By Jeremy Walsh
Residents and organizers at two of the largest public housing complexes in western Queens are reeling after news that their community centers will close at the beginning of next month.
The New York City Housing Authority is shuttering the centers at the 4,500−resident Ravenswood Houses and the 3,200−resident Astoria Houses as part of a plan to cut a $195.3 million budget shortfall this fiscal year. They are just two of 19 NYCHA centers scheduled for closing in December and January. A third shuttered center in Queens is located in the Latimer Gardens houses in Flushing.
NYCHA spokesman Howard Marder said the plan to close the centers has been discussed at City Council meetings. The closures of the community centers, which are not directly federally funded, are only expected to reduce the agency’s deficit to $160 million, he said.
“We’ve lost $611 million in operating funding from fiscal year 2001 through fiscal year 2008,” he said. “Capital funding cutbacks are another $502 million.

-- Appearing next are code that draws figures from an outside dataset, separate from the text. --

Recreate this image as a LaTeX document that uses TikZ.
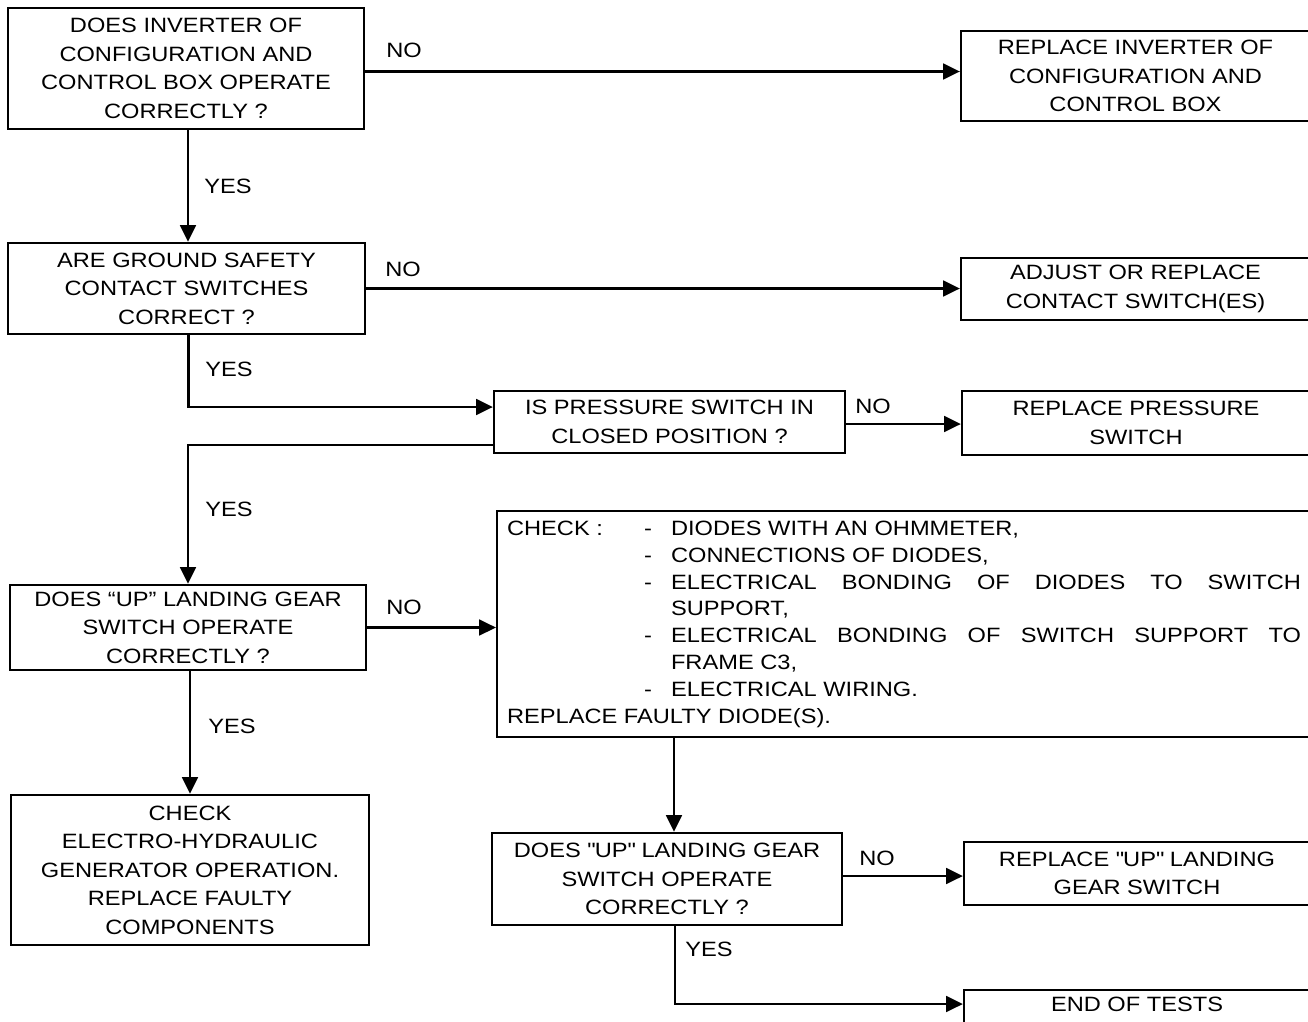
\documentclass[tikz,border=0pt]{standalone}
\usepackage{fontspec}
\setmainfont{Liberation Sans}[FakeStretch=1.14]
\usepackage{array}
\usetikzlibrary{arrows.meta, positioning, calc}
\newcommand{\boxfont}{\fontsize{11.8}{16.2}\selectfont}
\newcommand{\sq}{\XeTeXglyph\XeTeXcharglyph"22\relax} % straight double quote
\tikzset{
x=0.02cm, y=-0.02cm, % one unit is one pixel of the drawing, y runs down
>={Triangle[length=9.5pt,width=9pt]}, % filled arrow heads
every path/.style={line width=1.35pt},
box/.style={draw, rectangle, align=center, inner sep=0pt, line width=1.35pt, font=\boxfont}, % every framed step
answer/.style={font=\boxfont, inner sep=0pt}, % YES / NO next to a connector
}

\begin{document}
\begin{tikzpicture}
  \fill[white] (0,0) rectangle (1308,1021);
  \useasboundingbox (0,0) rectangle (1308,1021);

  \node[box, minimum width=7.12cm, minimum height=2.42cm] (q1) at (186,68.5)
    {DOES INVERTER OF\\CONFIGURATION AND\\CONTROL BOX OPERATE\\CORRECTLY ?};
  \node[box, minimum width=6.98cm, minimum height=1.8cm] (r1) at (1135.5,76)
    {REPLACE INVERTER OF\\CONFIGURATION AND\\CONTROL BOX};
  \node[box, minimum width=7.14cm, minimum height=1.82cm] (q2) at (186.5,288.5)
    {ARE GROUND SAFETY\\CONTACT SWITCHES\\CORRECT ?};
  \node[box, minimum width=6.98cm, minimum height=1.24cm] (r2) at (1135.5,289)
    {ADJUST OR REPLACE\\CONTACT SWITCH(ES)};
  \node[box, minimum width=7.02cm, minimum height=1.24cm] (q3) at (669.5,422)
    {IS PRESSURE SWITCH IN\\CLOSED POSITION ?};
  \node[box, minimum width=6.96cm, minimum height=1.28cm] (r3) at (1136,423)
    {REPLACE PRESSURE\\SWITCH};
  \node[box, minimum width=7.12cm, minimum height=1.70cm] (q4) at (188,627.5)
    {DOES ``UP'' LANDING GEAR\\SWITCH OPERATE\\CORRECTLY ?};
  \node[box, minimum width=16.28cm, minimum height=4.52cm] (chk) at (904,624)
    {\fontsize{11.8}{15.3}\selectfont\renewcommand\arraystretch{1}%
     \begin{tabular}{@{}p{2.74cm}@{}p{0.54cm}@{}p{12.6cm}@{}}
     CHECK : & - & DIODES WITH AN OHMMETER,\\
             & - & CONNECTIONS OF DIODES,\\
             & - & ELECTRICAL BONDING OF DIODES TO SWITCH\linebreak SUPPORT,\\
             & - & ELECTRICAL BONDING OF SWITCH SUPPORT TO\linebreak FRAME C3,\\
             & - & ELECTRICAL WIRING.\\
     \multicolumn{3}{@{}l@{}}{REPLACE FAULTY DIODE(S).}
     \end{tabular}};
  \node[box, minimum width=7.16cm, minimum height=3.0cm] (gen) at (190,870)
    {CHECK\\ELECTRO-HYDRAULIC\\GENERATOR OPERATION.\\REPLACE FAULTY\\COMPONENTS};
  \node[box, minimum width=7.0cm, minimum height=1.84cm] (q5) at (667,879)
    {DOES \sq UP\sq{} LANDING GEAR\\SWITCH OPERATE\\CORRECTLY ?};
  \node[box, minimum width=6.92cm, minimum height=1.26cm] (r5) at (1137,873.5)
    {REPLACE \sq UP\sq{} LANDING\\GEAR SWITCH};
  \node[box, minimum width=6.92cm, minimum height=0.68cm, text depth=3.4pt] (end) at (1137,1007)
    {END OF TESTS};

  \node[answer] (no1) at (404,50) {NO};
  \node[answer] (yes1) at (228,186) {YES};
  \node[answer] (no2) at (403,269) {NO};
  \node[answer] (yes2) at (229,369) {YES};
  \node[answer] (no3) at (873,406) {NO};
  \node[answer] (yes3) at (229,509) {YES};
  \node[answer] (no4) at (404,607) {NO};
  \node[answer] (yes4) at (232,726) {YES};
  \node[answer] (no5) at (877,858) {NO};
  \node[answer] (yes5) at (709,949) {YES};

  \draw[->] ($(q1.east)+(0,3)$) -- ($(q1.east -| r1.west)+(0,3)$);
  \draw[->] ($(q1.south)+(2,0)$) -- ($(q1.south |- q2.north)+(2,0)$);
  \draw[->] (q2.east) -- (q2.east -| r2.west);
  \draw[->] ($(q2.south)+(2,0)$) |- ($(q3.west)+(0,-15)$);
  \draw[->] ($(q3.east)+(0,2)$) -- ($(q3.east -| r3.west)+(0,2)$);
  \draw[->] ($(q3.west)+(0,23)$) -| (q4.north);
  \draw[->] (q4.east) -- (q4.east -| chk.west);
  \draw[->] ($(q4.south)+(2,0)$) -- ($(q4.south |- gen.north)+(2,0)$);
  \draw[->] ($(q5.north |- chk.south)+(7,0)$) -- ($(q5.north)+(7,0)$);
  \draw[->] ($(q5.east)+(0,-3)$) -- ($(q5.east -| r5.west)+(0,-3)$);
  \draw[->] ($(q5.south)+(8,0)$) |- ($(end.west)+(0,-3)$);
\end{tikzpicture}
\end{document}
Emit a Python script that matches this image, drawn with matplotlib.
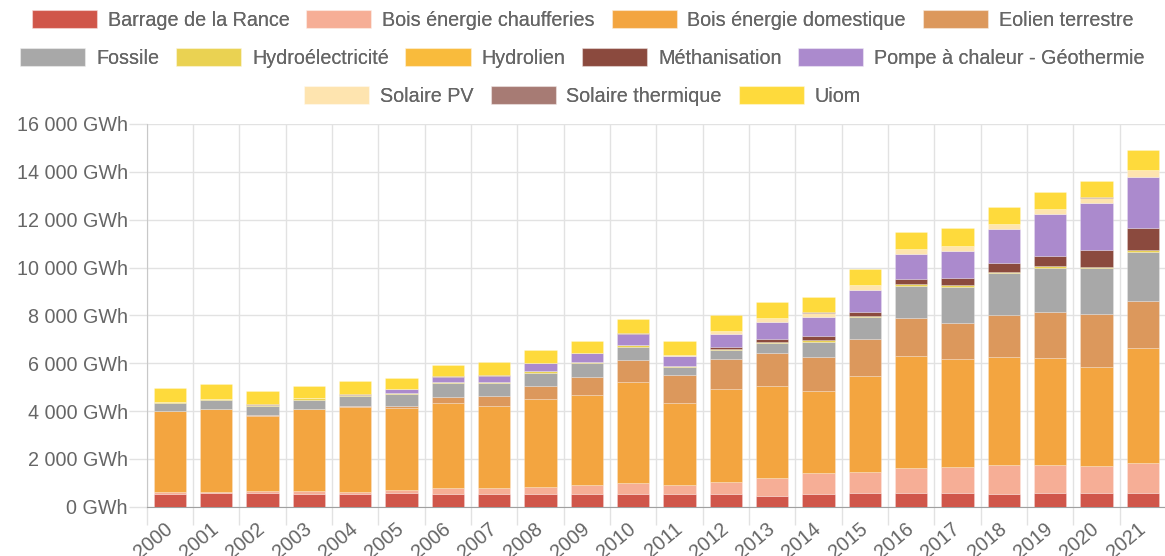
import matplotlib
matplotlib.use("Agg")
import matplotlib.pyplot as plt
from matplotlib.patches import Patch
from matplotlib.ticker import FuncFormatter, FixedLocator
from matplotlib.transforms import ScaledTranslation
import numpy as np

years = [str(y) for y in range(2000, 2022)]

series_names = ["Barrage de la Rance", "Bois énergie chaufferies", "Bois énergie domestique",
                "Eolien terrestre", "Fossile", "Hydroélectricité", "Hydrolien", "Méthanisation",
                "Pompe à chaleur - Géothermie", "Solaire PV", "Solaire thermique", "Uiom"]

colors = ["#D0564A", "#F6AE96", "#F3A540", "#DC985C", "#A8A8A8", "#EAD252", "#F9BB3C",
          "#8B4A3E", "#AB8ACD", "#FEE4AF", "#A77B74", "#FEDA3C"]

barrage = [530, 560, 560, 550, 530, 560, 520, 520, 520, 520, 520, 520, 520, 447, 530, 560, 560, 585, 530, 560, 585, 585]
bois_chaufferies = [80, 70, 90, 110, 100, 140, 250, 250, 318, 387, 457, 387, 525, 740, 865, 905, 1045, 1087, 1200, 1170, 1115, 1227]
bois_domestique = [3390, 3455, 3155, 3425, 3550, 3410, 3580, 3440, 3662, 3763, 4223, 3413, 3875, 3858, 3455, 4015, 4695, 4503, 4515, 4470, 4130, 4838]
eolien = [10, 10, 10, 10, 10, 100, 250, 420, 545, 740, 930, 1185, 1240, 1365, 1420, 1520, 1600, 1515, 1770, 1950, 2225, 1960]
fossile = [313, 365, 407, 385, 450, 490, 560, 530, 555, 585, 560, 325, 390, 420, 630, 945, 1340, 1510, 1745, 1840, 1910, 2050]
hydroelectricite = [50, 50, 50, 50, 50, 70, 50, 50, 80, 55, 70, 50, 55, 70, 70, 40, 60, 60, 60, 60, 65, 70]
hydrolien = [0] * 22
methanisation = [0, 0, 0, 0, 0, 0, 0, 0, 0, 0, 0, 0, 85, 120, 165, 155, 220, 290, 380, 440, 700, 910]
pompe_chaleur = [0, 0, 0, 0, 0, 150, 225, 270, 315, 360, 447, 420, 530, 715, 780, 920, 1030, 1150, 1410, 1735, 1955, 2155]
solaire_pv = [0, 0, 0, 0, 0, 0, 0, 0, 0, 0, 30, 30, 130, 140, 200, 200, 215, 200, 200, 210, 240, 270]
solaire_thermique = [10] * 22
uiom = [567, 610, 568, 510, 570, 465, 480, 545, 545, 520, 603, 600, 645, 685, 645, 685, 715, 745, 710, 730, 685, 825]

data = [barrage, bois_chaufferies, bois_domestique, eolien, fossile, hydroelectricite, hydrolien,
        methanisation, pompe_chaleur, solaire_pv, solaire_thermique, uiom]

plt.rcParams['font.family'] = ['Liberation Sans', 'DejaVu Sans']
W, H = 1165, 556
fs = 14.2
fig = plt.figure(figsize=(W / 100, H / 100), dpi=100)
ax = fig.add_axes([146.7 / W, 1 - 506.7 / H, (1166 - 146.7) / W, (506.7 - 124) / H])

x = np.arange(len(years))
bottom = np.zeros(len(years))
for name, vals, c in zip(series_names, data, colors):
    v = np.array(vals, dtype=float)
    ax.bar(x, v, bottom=bottom, width=0.7, color=c, edgecolor=(1, 1, 1, 0.25), linewidth=0.6, label=name, zorder=3)
    bottom += v

ax.set_xlim(-0.5, len(years) - 0.5)
ax.set_ylim(0, 16000)

txtc = "#666666"
gridc = "#e2e2e2"
ax.yaxis.set_major_locator(FixedLocator(np.arange(0, 16001, 2000)))
ax.yaxis.set_major_formatter(FuncFormatter(lambda v, p: f"{int(v):,} GWh".replace(",", " ")))
ax.set_xticks(x)
ax.set_xticklabels(years, rotation=40, ha="right", rotation_mode="anchor")
ax.set_xticks(np.arange(-0.5, len(years), 1), minor=True)

ax.tick_params(axis="y", which="major", length=13, width=1, color=gridc, labelsize=fs, labelcolor=txtc, pad=0.5)
ax.tick_params(axis="x", which="major", length=0, labelsize=fs, labelcolor=txtc, pad=9)
ax.tick_params(axis="x", which="minor", length=13, width=1, color=gridc)
shift = ScaledTranslation(-6 / 100, 0, fig.dpi_scale_trans)
for lbl in ax.get_xticklabels():
    lbl.set_transform(lbl.get_transform() + shift)

ax.grid(axis="y", which="major", color=gridc, linewidth=1, zorder=0)
ax.grid(axis="x", which="minor", color=gridc, linewidth=1, zorder=0)
for s in ["top", "right"]:
    ax.spines[s].set_visible(False)
ax.spines["left"].set_color("#c8c8c8")
ax.spines["bottom"].set_color("#a0a0a0")
ax.set_axisbelow(True)

handles = [Patch(facecolor=c, edgecolor=(1, 1, 1, 0.5), linewidth=0.8) for c in colors]
rows = [(0, 4), (4, 9), (9, 12)]
ys = [1 - 20 / H, 1 - 58 / H, 1 - 96 / H]
for (a, b), yy in zip(rows, ys):
    leg = fig.legend(handles[a:b], series_names[a:b], loc="center", bbox_to_anchor=(0.5, yy),
                     ncol=b - a, frameon=False, fontsize=fs, handlelength=3.3, handleheight=1.0,
                     handletextpad=0.55, columnspacing=0.85, borderaxespad=0, borderpad=0)
    for t in leg.get_texts():
        t.set_color(txtc)
    fig.add_artist(leg)

fig.savefig("out.png", dpi=100)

That’s a lot of money.”
But the news still outraged Carol Wilkins, president of the Ravenswood Residents Association, who has started circulating petitions to save the center.
“It’s a pathetic, crying shame. I can’t express how heartbroken I am over it,” she said, noting the center hosts senior gatherings, exercise classes, dances and other community events. “You take a community center out of a community, it’s just like plucking the heart out of a person.”
She said young people in her buildings have started dancing in the lobbies in anticipation of losing the community centers.
“Don’t balance the budget on the backs of these children. Do something else,” she said. “I understand there’s an economic imbalance, but we weren’t the ones that caused it.”
Bishop Mitchell Taylor, founder of the nonprofit East River Development Alliance, said the community centers are key to his group’s outreach efforts in the housing projects, including GED classes and youth programs.
“There’s certainly going to be a derogatory impact because of the community center closings,” he said.
But there may be hope for Ravenswood and Astoria. NYCHA is looking for private vendors to keep the centers running.
“We’ve been asked and we’re strongly considering Ravenswood and Astoria,” Taylor said. “But I’m not sure if we’d be able to do both.”
Marder had high praise for Taylor’s organization.
“It would be great if he can become a partner and help out people in that community even more than he’s already done,” Marder said.
Wilkins said she supported the idea.
“Right now? Anything,” she said, noting she would like to see her tenants organization take over the center. But she admitted they would still need the programming from groups like ERDA and the YMCA.